Aldridge doesn't have to be the only guy we play this game with either. Other guys in the 2015 free agent class aside from James and Love include (ages in parentheses and in order of desirableness):

Marc Gasol (29)

Draymond Green (25, restricted)

Goran Dragic (29, player option)

Paul Millsap (29)

DeAndre Jordan (26)

Al Jefferson (30, player option)

Roy Hibbert (28, player option)

Enes Kanter (23, restricted)

Greg Monroe (25)

Monta Ellis (27, player option)

Brook Lopez (27, player option)

The Spurs, because they're the Spurs, would undoubtedly choose loyalty to Duncan and Ginobili, even though they'd know it wasn't the best thing for the future of the franchise. It doesn't matter. The last thing they'd want to do is alienate their legends and open up the possibility for bitterness to ensue like we see with so many old athletes and their former teams. Just know that right now, the 2016 free agent class isn't very deep. Here is the list in order of desirableness, with the player's November 2016 age in parentheses. I'll do you the courtesy of ignoring Kevin Durant. There are dreams, and then there are pipe dreams.

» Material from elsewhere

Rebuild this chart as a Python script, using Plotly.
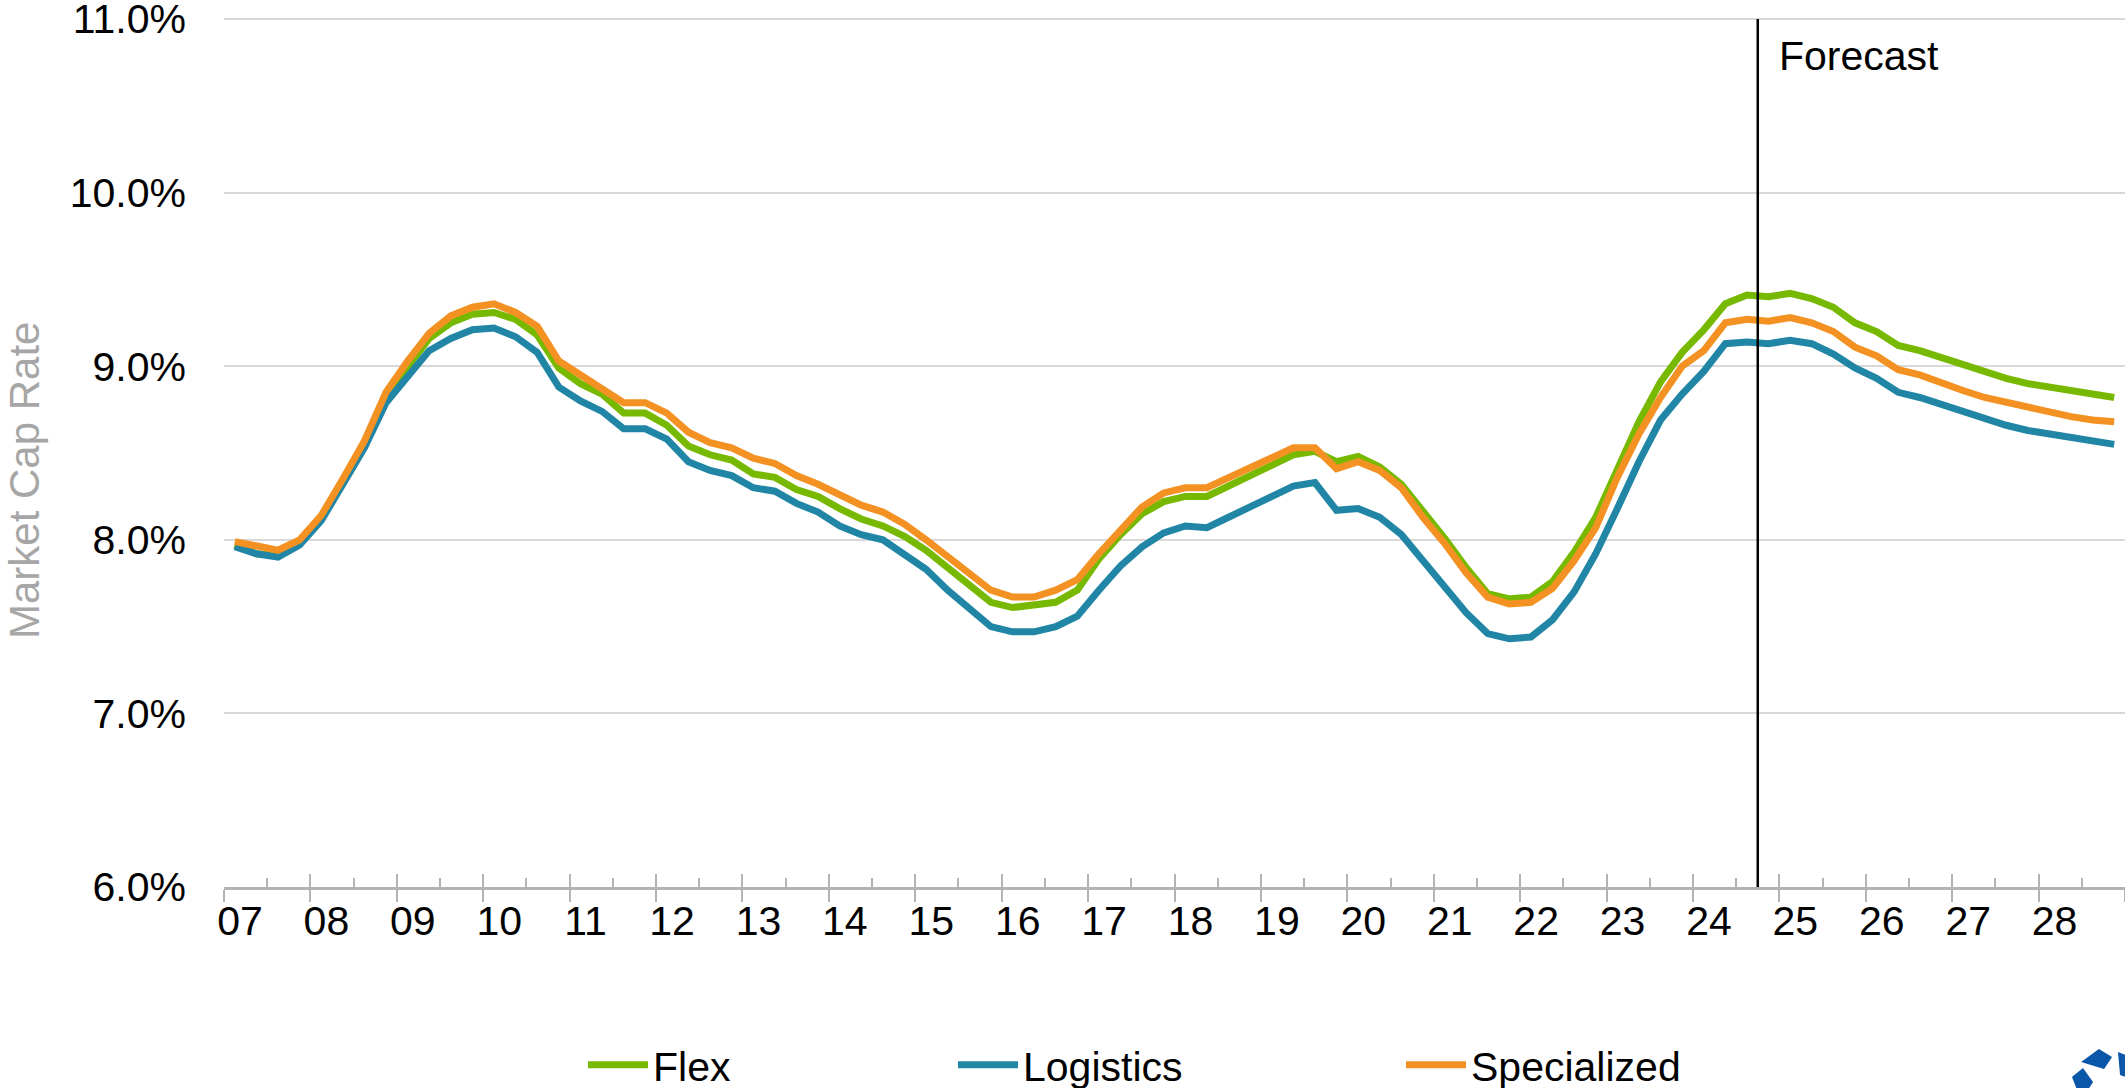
"""
Industrial market cap rate by subtype, quarterly 2007-2028 (forecast from 2024 Q4).
"""

import plotly.graph_objects as go


# ── Data (quarterly, 2007 Q1 → 2028 Q4, market cap rate in %) ─────────────────
START_YEAR = 2007
END_YEAR = 2028
FORECAST_FROM = "2024Q4"

flex = [
    7.97, 7.92, 7.91, 7.98, 8.13, 8.34, 8.56, 8.83, 9.00, 9.16, 9.25, 9.30,
    9.31, 9.27, 9.18, 8.99, 8.90, 8.84, 8.73, 8.73, 8.66, 8.54, 8.49, 8.46,
    8.38, 8.36, 8.29, 8.25, 8.18, 8.12, 8.08, 8.02, 7.94, 7.84, 7.74, 7.64,
    7.61, 7.63, 7.64, 7.71, 7.89, 8.03, 8.15, 8.22, 8.25, 8.25, 8.31, 8.37,
    8.43, 8.49, 8.51, 8.45, 8.48, 8.42, 8.32, 8.17, 8.01, 7.84, 7.69, 7.66,
    7.67, 7.76, 7.93, 8.13, 8.40, 8.68, 8.91, 9.08, 9.21, 9.36, 9.41, 9.40,
    9.42, 9.39, 9.34, 9.25, 9.20, 9.12, 9.09, 9.05, 9.00, 8.96, 8.93, 8.90,
    8.88, 8.85, 8.83, 8.82,
]
logistics = [
    7.96, 7.92, 7.90, 7.97, 8.11, 8.32, 8.53, 8.79, 8.94, 9.09, 9.16, 9.21,
    9.22, 9.17, 9.08, 8.88, 8.80, 8.74, 8.64, 8.64, 8.58, 8.45, 8.40, 8.37,
    8.30, 8.28, 8.21, 8.16, 8.08, 8.03, 8.00, 7.91, 7.83, 7.71, 7.60, 7.50,
    7.47, 7.47, 7.50, 7.56, 7.71, 7.85, 7.96, 8.04, 8.08, 8.07, 8.13, 8.19,
    8.24, 8.31, 8.33, 8.17, 8.18, 8.13, 8.03, 7.88, 7.73, 7.58, 7.46, 7.43,
    7.44, 7.54, 7.70, 7.92, 8.18, 8.45, 8.69, 8.84, 8.97, 9.13, 9.14, 9.13,
    9.15, 9.13, 9.07, 8.99, 8.93, 8.85, 8.82, 8.78, 8.73, 8.69, 8.66, 8.63,
    8.61, 8.58, 8.56, 8.55,
]
specialized = [
    7.99, 7.96, 7.94, 8.00, 8.14, 8.35, 8.57, 8.85, 9.03, 9.19, 9.29, 9.34,
    9.36, 9.31, 9.23, 9.03, 8.95, 8.88, 8.79, 8.79, 8.73, 8.62, 8.56, 8.53,
    8.47, 8.44, 8.37, 8.32, 8.26, 8.20, 8.16, 8.09, 8.00, 7.90, 7.80, 7.71,
    7.67, 7.67, 7.71, 7.77, 7.92, 8.06, 8.19, 8.27, 8.30, 8.30, 8.36, 8.42,
    8.47, 8.53, 8.53, 8.41, 8.45, 8.40, 8.30, 8.13, 7.98, 7.81, 7.67, 7.63,
    7.64, 7.72, 7.88, 8.07, 8.36, 8.61, 8.82, 9.00, 9.09, 9.25, 9.27, 9.26,
    9.28, 9.25, 9.20, 9.11, 9.06, 8.98, 8.95, 8.90, 8.86, 8.82, 8.79, 8.76,
    8.74, 8.71, 8.69, 8.68,
]

quarters = [f"{y}Q{q}" for y in range(START_YEAR, END_YEAR + 1) for q in range(1, 5)]
years = list(range(START_YEAR, END_YEAR + 2))
year_labels = [f"{y % 100:02d}" for y in years[:-1]] + [""]
y_ticks = [6, 7, 8, 9, 10, 11]
y_labels = [f"{v:.1f}%" for v in y_ticks]


def _qpos(label: str) -> float:
    """'2007Q1' -> 2007.125 (centre of the quarter on a yearly axis)."""
    y, q = label.split("Q")
    return int(y) + (int(q) - 0.5) / 4


x = [_qpos(q) for q in quarters]
forecast_x = _qpos(FORECAST_FROM) - 0.125

# ── Design tokens ─────────────────────────────────────────────────────────────
_GREEN = "#76B900"
_BLUE = "#2186A5"
_ORANGE = "#F39223"
_AXIS_GREY = "#B3B3B3"
_GRID = "#D9D9D9"
_LOGO = "#0A56A8"
_FONT = "Liberation Sans, Arial, sans-serif"
_FS = 41

W, H = 2125, 1088
M = dict(l=224, r=0, t=17, b=201)
Y_RANGE = [6, 11.012]


def _paper(px: float, py: float) -> tuple[float, float]:
    """Pixel position on the page -> paper coordinates."""
    pw = W - M["l"] - M["r"]
    ph = H - M["t"] - M["b"]
    return (px - M["l"]) / pw, (H - M["b"] - py) / ph


series = [
    ("Flex", flex, _GREEN, "legend"),
    ("Logistics", logistics, _BLUE, "legend2"),
    ("Specialized", specialized, _ORANGE, "legend3"),
]

fig = go.Figure()
for name, vals, colour, leg in series:
    fig.add_trace(go.Scatter(
        x=x, y=vals, name=name, mode="lines",
        line=dict(color=colour, width=7),
        legend=leg,
        hovertemplate="%{y:.2f}%<extra>" + name + "</extra>",
    ))

# empty trace so the overlay axis (inside tick marks) gets drawn
fig.add_trace(go.Scatter(x=[], y=[], xaxis="x2", showlegend=False, hoverinfo="skip"))

# ── Forecast divider ──────────────────────────────────────────────────────────
fig.add_shape(type="line", xref="x", yref="y",
              x0=forecast_x, x1=forecast_x, y0=6, y1=11,
              line=dict(color="#000000", width=2.5))
fig.add_annotation(x=forecast_x, y=_paper(0, 56)[1], xref="x", yref="paper",
                   text="Forecast", showarrow=False, xanchor="left", yanchor="middle",
                   xshift=19, font=dict(size=_FS, color="#000000"))

# ── Y title ───────────────────────────────────────────────────────────────────
tx, ty = _paper(24, 481)
fig.add_annotation(x=tx, y=ty, xref="paper", yref="paper",
                   text="Market Cap Rate", textangle=-90, showarrow=False,
                   xanchor="center", yanchor="middle",
                   font=dict(size=42, color="#A6A6A6"))

# ── Logo fragment, bottom-right corner ────────────────────────────────────────
for pts in ([(2081, 1062), (2099, 1049), (2112, 1057), (2104, 1069)],
            [(2072, 1077), (2083, 1068), (2093, 1082), (2088, 1090), (2077, 1090)],
            [(2118, 1052), (2126, 1055), (2126, 1077), (2120, 1075)]):
    d = "M" + " L".join(f"{a:.4f},{b:.4f}" for a, b in (_paper(px, py) for px, py in pts)) + " Z"
    fig.add_shape(type="path", path=d, xref="paper", yref="paper",
                  fillcolor=_LOGO, line=dict(width=0), layer="above")

_leg = dict(orientation="h", yanchor="middle", xanchor="left",
            xref="container", yref="container",
            bgcolor="rgba(0,0,0,0)", font=dict(size=_FS, color="#000000"),
            itemwidth=60)
ly = (H - 1065) / H

fig.update_layout(
    width=W, height=H,
    margin=M,
    paper_bgcolor="#FFFFFF",
    plot_bgcolor="#FFFFFF",
    font=dict(family=_FONT, size=_FS, color="#000000"),
    xaxis=dict(
        range=[START_YEAR, END_YEAR + 1], automargin=False,
        tickmode="array", tickvals=years, ticktext=year_labels,
        ticks="outside", ticklen=12, tickwidth=2, tickcolor=_AXIS_GREY,
        ticklabelshift=16, ticklabelstandoff=-16,
        showline=True, linecolor=_AXIS_GREY, linewidth=3,
        showgrid=False, zeroline=False,
        tickfont=dict(size=_FS, color="#000000"),
    ),
    xaxis2=dict(
        overlaying="x", anchor="y", side="bottom", automargin=False,
        range=[START_YEAR, END_YEAR + 1],
        tickmode="array", tickvals=years, showticklabels=False,
        ticks="inside", ticklen=13, tickwidth=2, tickcolor=_AXIS_GREY,
        minor=dict(tickmode="array", tickvals=[y + 0.5 for y in years[:-1]],
                   ticks="inside", ticklen=9, tickwidth=2, tickcolor=_AXIS_GREY),
        showgrid=False, zeroline=False, showline=False,
    ),
    yaxis=dict(
        range=Y_RANGE, automargin=False,
        tickmode="array", tickvals=y_ticks, ticktext=y_labels,
        ticks="", ticklabelstandoff=37, ticklabeloverflow="allow",
        showgrid=True, gridcolor=_GRID, gridwidth=2,
        showline=False, zeroline=False,
        tickfont=dict(size=_FS, color="#000000"),
    ),
    showlegend=True,
    legend=dict(**_leg, x=583 / W, y=ly),
    legend2=dict(**_leg, x=953 / W, y=ly),
    legend3=dict(**_leg, x=1401 / W, y=ly),
)

# the page body has a default 8px margin; drop it so the figure sits at 0,0
fig.write_html("out.html", config={"displayModeBar": False},
               post_script="document.body.style.margin='0';")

Anthony Davis (23, restricted)

Andre Drummond (23)

Al Horford (30)

Joakim Noah (31)

Damian Lillard (26)

Mike Conley (29)

Jonas Valanciunas (24)

Aldridge would be sweet, but it's not going to happen. I'll stick to my prediction that Duncan and Ginobili retire this summer and that the Spurs sign Dragic and give Leonard his max extension. If the legends give us one more year, then Hoford might be a realistic target for 2016.

I'm sure we can all be completely calm and rational about this.